MOSCOW (AP) _ A controversial general who has been increasingly critical of Russia’s military and government leaders was recalled to Moscow for talks Thursday, the same day he had returned to his headquarters.

Lt. Gen. Alexander Lebed was summoned to the capital by Defense Minister Pavel Grachev to discuss the future of Lebed’s 14th Army, Defense Ministry spokesman Vladimir Kosarev told the ITAR-Tass and Interfax news agencies.

Lebed had barely returned to his headquarters in the former Soviet republic of Moldova from a meeting in Moscow with the chief of the General Staff, Mikhail Kolesnikov.

At his office, Lebed denied rumors that Kolesnikov offered him a top post in Tajikistan, a former Soviet republic where Russian troops are helping the government in a civil war.

Lebed’s 14th Army is stationed in Trans-Dniester, a predominantly Russian and Ukrainian region that wants to break away from Moldova, where ethnic Romanians predominate.

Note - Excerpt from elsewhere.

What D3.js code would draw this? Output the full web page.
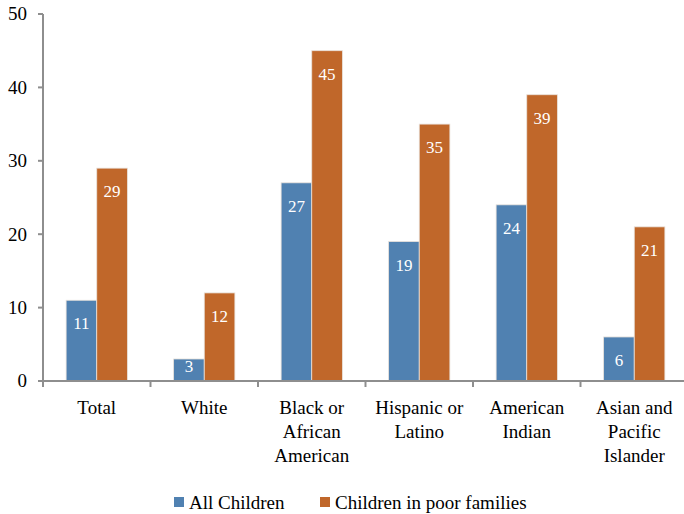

Lebed, who is popular among the troops, opposes pulling Russian soldiers out.

When Russia’s government agreed this month with Moldova to withdraw the troops within three years, Grachev ordered the 14th Army reorganized.

The move was widely interpreted as an effort to oust the 44-year-old Lebed, but it backfired. Lebed’s officers protested, and some Russians began collecting signatures urging Lebed to run for president in 1996. President Boris Yeltsin then said Lebed’s removal might upset stability in Moldova.